Instructions for the task:
Omit every picture, and retype the lines that run from the beginning of the data below through the line containing "const panelTicks=[-0.06,-0.04,-0.02,0,0.02,0.04,0.06];", inclusive.

— Start of Given data —

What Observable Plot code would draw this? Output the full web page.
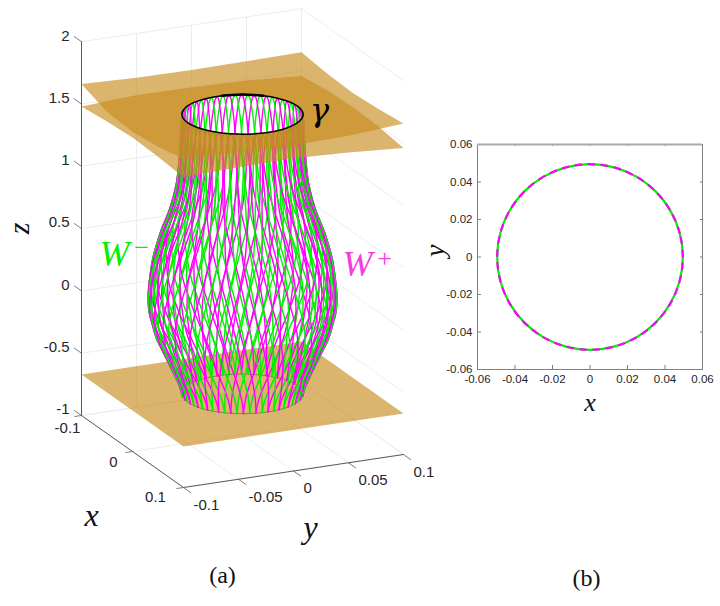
<!DOCTYPE html>
<html><head><meta charset="utf-8">
<style>
html,body{margin:0;padding:0;background:#fff}
#a,#b{position:absolute}
#a{left:0;top:0}#b{left:430px;top:130px}
svg{fill-rule:evenodd}
</style>
<script src="https://cdn.jsdelivr.net/npm/d3@7"></script>
<script src="https://cdn.jsdelivr.net/npm/@observablehq/plot@0.6"></script>
</head><body><div id="a"></div><div id="b"></div>
<script>
// ---- data ----
const zTicks=[-1,-0.5,0,0.5,1,1.5,2];
const xTicks=[-0.1,0,0.1];
const yTicks=[-0.1,-0.05,0,0.05,0.1];
// manifold table: height, radius, twist of the strands
const tableZ=[1.573,1.55,1.5,1.4,1.3,1.15,1.0,0.8,0.6,0.4,0.2,0.1,0,-0.1,-0.2,-0.3,-0.4,-0.5,-0.6,-0.67];
const tableR=[0.05,0.0502,0.0505,0.051,0.0515,0.0528,0.0548,0.0602,0.0682,0.0742,0.0772,0.0779,0.0772,0.0745,0.0715,0.0665,0.0615,0.0565,0.052,0.05];
const tableT=[0,0.03,0.05,0.08,0.1,0.118,0.135,0.16,0.2,0.26,0.33,0.365,0.4,0.435,0.47,0.505,0.545,0.585,0.615,0.628];
const magentaPhases=[0,12,24,36,48,60,72,84,96,108,120,132,144,156,168,180,192,204,216,228,240,252,264,276,288,300,312,324,336,348];
const greenPhases=[6,18,30,42,54,66,78,90,102,114,126,138,150,162,174,186,198,210,222,234,246,258,270,282,294,306,318,330,342,354];
const ringAngles=[0,15,30,45,60,75,90,105,120,135,150,165,180,195,210,225,240,255,270,285,300,315,330,345];
const backArc=[135,145,155,165,175];
const gammaR=0.05, gammaZ=1.573, baseZ=-0.67, planeR=0.0495;
const edgeS=[-0.1,-0.05,0,0.05,0.1];
// sheet heights along the four edges
const upperLeft=[1.66,1.58,1.567,1.59,1.64];
const upperFront=[1.64,1.62,1.615,1.625,1.656];
const upperRight=[1.656,1.63,1.615,1.625,1.65];
const upperBack=[1.65,1.645,1.64,1.645,1.66];
const lowerLeft=[1.48,1.505,1.52,1.51,1.49];
const lowerFront=[1.49,1.505,1.51,1.49,1.46];
const lowerRight=[1.46,1.49,1.5,1.49,1.46];
const lowerBack=[1.46,1.49,1.5,1.505,1.48];
const basePlane=[[-0.1,-0.1],[0.1,-0.1],[0.1,0.1],[-0.1,0.1]];
const panelTicks=[-0.06,-0.04,-0.02,0,0.02,0.04,0.06];

// ---- view of the 3-D box ----
const px=(x,y)=>81+510*(x+0.1)+1100*(y+0.1);
const py=(x,y,z)=>415+360*(x+0.1)-165*(y+0.1)-124.6*(z+1);
const P=(x,y,z,extra={})=>({sx:px(x,y),sy:py(x,y,z),...extra});
const rad=d=>d*Math.PI/180;
const at=(r,deg,z,extra)=>P(r*Math.cos(rad(deg)),r*Math.sin(rad(deg)),z,extra);

function strands(){
  const rows=[];
  magentaPhases.forEach((_,k)=>{
    [[magentaPhases[k],"#ff00ff"],[greenPhases[k],"#00f000"]].forEach(([ph,col])=>{
      [1,-1].forEach(sgn=>{
        tableZ.forEach((z,i)=>{
          const a=rad(ph)+sgn*tableT[i];
          rows.push(P(tableR[i]*Math.cos(a),tableR[i]*Math.sin(a),z,{id:col+k+"/"+sgn,col}));
        });
      });
    });
  });
  return rows;
}
function sheet(left,front,right,back){
  const rows=[];
  edgeS.forEach((s,i)=>rows.push(P(s,-0.1,left[i])));
  edgeS.forEach((s,i)=>{if(i)rows.push(P(0.1,s,front[i]))});
  edgeS.forEach((s,i)=>{if(i)rows.push(P(-s,0.1,right[i]))});
  edgeS.forEach((s,i)=>{if(i)rows.push(P(-0.1,-s,back[i]))});
  rows.push(rows[0]);
  rows.push({sx:NaN,sy:NaN});
  ringAngles.concat(ringAngles[0]).forEach(d=>rows.push(at(gammaR,d,gammaZ)));
  return rows;
}
const seg=(rows,o)=>Plot.line(rows,{x:"sx",y:"sy",z:"id",...o});
const grid=[];
let gid=0;
const addGrid=(A,B)=>{gid++;grid.push(P(...A,{id:gid}),P(...B,{id:gid}));};
zTicks.forEach(z=>{addGrid([-0.1,-0.1,z],[-0.1,0.1,z]);addGrid([-0.1,0.1,z],[0.1,0.1,z]);});
xTicks.forEach(x=>{addGrid([x,-0.1,-1],[x,0.1,-1]);});
yTicks.forEach(y=>{addGrid([-0.1,y,-1],[0.1,y,-1]);addGrid([-0.1,y,-1],[-0.1,y,2]);});
const axes=[P(-0.1,-0.1,2,{id:1}),P(-0.1,-0.1,-1,{id:1}),P(0.1,-0.1,-1,{id:1}),P(0.1,0.1,-1,{id:1})];
const ticks=[];
let tid=10;
const addTick=(A,B)=>{tid++;ticks.push(P(...A,{id:tid}),P(...B,{id:tid}));};
zTicks.forEach(z=>addTick([-0.1,-0.1,z],[-0.114,-0.1,z]));
xTicks.forEach(x=>addTick([x,-0.1,-1],[x,-0.106,-1]));
yTicks.forEach(y=>addTick([0.1,y,-1],[0.114,y,-1]));

const tickFont={fontFamily:"Liberation Sans",fontSize:15,fill:"#262626"};
const mathFont={fontFamily:"Liberation Serif",fontStyle:"italic"};
const sheetFill="#c88c1e";

const label=(t,x,y,z,o)=>Plot.text([P(x,y,z,{t})],{x:"sx",y:"sy",text:"t",...o});
const fixed=(t,sx,sy,o)=>Plot.text([{sx,sy,t}],{x:"sx",y:"sy",text:"t",...o});

const planA=Plot.plot({
  width:720,height:606,margin:0,
  x:{domain:[0,720],range:[0,720],axis:null},
  y:{domain:[606,0],range:[606,0],axis:null},
  color:{type:"identity"},
  style:{background:"transparent"},
  marks:[
    seg(grid,{stroke:"#e8e8e8",strokeWidth:0.8}),
    seg(axes,{stroke:"#5a5a5a",strokeWidth:1}),
    seg(ticks,{stroke:"#5a5a5a",strokeWidth:0.8}),
    Plot.line(basePlane.concat([basePlane[0]]).map(c=>P(c[0],c[1],baseZ)),{x:"sx",y:"sy",fill:sheetFill,fillOpacity:0.65,stroke:"none"}),
    Plot.line(ringAngles.map(d=>at(gammaR,d,baseZ)),{x:"sx",y:"sy",stroke:"#6f8f3a",strokeWidth:1,curve:"catmull-rom-closed"}),
    seg(strands(),{stroke:"col",strokeWidth:1.4,curve:"catmull-rom"}),
    Plot.line(sheet(lowerLeft,lowerFront,lowerRight,lowerBack),{x:"sx",y:"sy",fill:sheetFill,fillOpacity:0.65,stroke:"none"}),
    Plot.line(sheet(upperLeft,upperFront,upperRight,upperBack),{x:"sx",y:"sy",fill:sheetFill,fillOpacity:0.65,stroke:"none"}),
    Plot.line(ringAngles.map(d=>at(gammaR,d,gammaZ)),{x:"sx",y:"sy",stroke:"#000",strokeWidth:1.5,curve:"catmull-rom-closed"}),
    Plot.line(backArc.map(d=>at(gammaR,d,gammaZ)),{x:"sx",y:"sy",stroke:"#000",strokeWidth:2.5,curve:"catmull-rom"}),
    // tick labels
    ...zTicks.map(z=>label(String(z),-0.1,-0.1,z,{...tickFont,textAnchor:"end",dx:-12,dy:-6})),
    label("-0.1",-0.1,-0.1,-1,{...tickFont,dx:-14,dy:13}),
    label("0",0,-0.1,-1,{...tickFont,dx:-19,dy:11}),
    label("0.1",0.1,-0.1,-1,{...tickFont,dx:-28,dy:10}),
    ...yTicks.map(y=>label(String(y),0.1,y,-1,{...tickFont,textAnchor:"start",dx:10,dy:17.5})),
    // axis and curve names
    fixed("z",19,228,{...mathFont,fontSize:30,rotate:-90,fill:"#111"}),
    fixed("x",91,515,{...mathFont,fontSize:32,fill:"#111"}),
    fixed("y",310,527,{...mathFont,fontSize:32,fill:"#111"}),
    fixed("γ",319,110,{fontFamily:"DejaVu Serif",fontStyle:"italic",fontSize:32,fill:"#000"}),
    fixed("W",114,254,{...mathFont,fontSize:36,fill:"#00f000"}),
    fixed("−",141,247,{fontFamily:"Liberation Serif",fontSize:26,fill:"#00f000"}),
    fixed("W",357,264,{...mathFont,fontSize:36,fill:"#f53ce0"}),
    fixed("+",384,258,{fontFamily:"Liberation Serif",fontSize:26,fill:"#f53ce0"}),
    fixed("(a)",222,575,{fontFamily:"Liberation Serif",fontSize:24,fill:"#111"}),
    fixed("(b)",586,578,{fontFamily:"Liberation Serif",fontSize:24,fill:"#111"})
  ]
});
document.getElementById("a").append(planA);

const circle=ringAngles.map(d=>({cx:planeR*Math.cos(rad(d)),cy:planeR*Math.sin(rad(d))}));
const fmt=d=>String(d);
const planB=Plot.plot({
  width:290,height:290,marginLeft:47,marginTop:14,marginRight:18,marginBottom:51,
  x:{domain:[-0.06,0.06]},y:{domain:[-0.06,0.06]},
  style:{background:"transparent",overflow:"visible"},
  marks:[
    Plot.frame({stroke:"#808080",strokeWidth:1}),
    Plot.axisX({ticks:panelTicks,anchor:"bottom",tickFormat:fmt,label:null,tickSize:-4,fontSize:11.5,fontFamily:"Liberation Sans",stroke:"#808080",color:"#262626",tickPadding:9}),
    Plot.axisY({ticks:panelTicks,anchor:"left",tickFormat:fmt,label:null,tickSize:-4,fontSize:11.5,fontFamily:"Liberation Sans",stroke:"#808080",color:"#262626",tickPadding:9}),
    Plot.ruleX(panelTicks,{x:d=>d,y1:0.06,y2:0.0589,stroke:"#808080"}),
    Plot.ruleY(panelTicks,{y:d=>d,x1:0.06,x2:0.0589,stroke:"#808080"}),
    Plot.ruleY([0.06],{stroke:"#aaa",strokeWidth:2}),
    Plot.line(circle,{x:"cx",y:"cy",stroke:"#00f000",strokeWidth:2.2,curve:"catmull-rom-closed"}),
    Plot.line(circle,{x:"cx",y:"cy",stroke:"#ff00ff",strokeWidth:2.2,curve:"catmull-rom-closed",strokeDasharray:"6 7"}),
    Plot.text(["x"],{frameAnchor:"bottom",dy:41,text:d=>d,...mathFont,fontSize:26,fill:"#111"}),
    Plot.text(["y"],{frameAnchor:"left",dx:-42,text:d=>d,rotate:-90,...mathFont,fontSize:28,fill:"#111"})
  ]
});
document.getElementById("b").append(planB);
</script></body></html>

— End of Given data —

Task result:
What Observable Plot code would draw this? Output the full web page.
<!DOCTYPE html>
<html><head><meta charset="utf-8">
<style>
html,body{margin:0;padding:0;background:#fff}
#a,#b{position:absolute}
#a{left:0;top:0}#b{left:430px;top:130px}
svg{fill-rule:evenodd}
</style>
<script src="https://cdn.jsdelivr.net/npm/d3@7"></script>
<script src="https://cdn.jsdelivr.net/npm/@observablehq/plot@0.6"></script>
</head><body><div id="a"></div><div id="b"></div>
<script>
// ---- data ----
const zTicks=[-1,-0.5,0,0.5,1,1.5,2];
const xTicks=[-0.1,0,0.1];
const yTicks=[-0.1,-0.05,0,0.05,0.1];
// manifold table: height, radius, twist of the strands
const tableZ=[1.573,1.55,1.5,1.4,1.3,1.15,1.0,0.8,0.6,0.4,0.2,0.1,0,-0.1,-0.2,-0.3,-0.4,-0.5,-0.6,-0.67];
const tableR=[0.05,0.0502,0.0505,0.051,0.0515,0.0528,0.0548,0.0602,0.0682,0.0742,0.0772,0.0779,0.0772,0.0745,0.0715,0.0665,0.0615,0.0565,0.052,0.05];
const tableT=[0,0.03,0.05,0.08,0.1,0.118,0.135,0.16,0.2,0.26,0.33,0.365,0.4,0.435,0.47,0.505,0.545,0.585,0.615,0.628];
const magentaPhases=[0,12,24,36,48,60,72,84,96,108,120,132,144,156,168,180,192,204,216,228,240,252,264,276,288,300,312,324,336,348];
const greenPhases=[6,18,30,42,54,66,78,90,102,114,126,138,150,162,174,186,198,210,222,234,246,258,270,282,294,306,318,330,342,354];
const ringAngles=[0,15,30,45,60,75,90,105,120,135,150,165,180,195,210,225,240,255,270,285,300,315,330,345];
const backArc=[135,145,155,165,175];
const gammaR=0.05, gammaZ=1.573, baseZ=-0.67, planeR=0.0495;
const edgeS=[-0.1,-0.05,0,0.05,0.1];
// sheet heights along the four edges
const upperLeft=[1.66,1.58,1.567,1.59,1.64];
const upperFront=[1.64,1.62,1.615,1.625,1.656];
const upperRight=[1.656,1.63,1.615,1.625,1.65];
const upperBack=[1.65,1.645,1.64,1.645,1.66];
const lowerLeft=[1.48,1.505,1.52,1.51,1.49];
const lowerFront=[1.49,1.505,1.51,1.49,1.46];
const lowerRight=[1.46,1.49,1.5,1.49,1.46];
const lowerBack=[1.46,1.49,1.5,1.505,1.48];
const basePlane=[[-0.1,-0.1],[0.1,-0.1],[0.1,0.1],[-0.1,0.1]];
const panelTicks=[-0.06,-0.04,-0.02,0,0.02,0.04,0.06];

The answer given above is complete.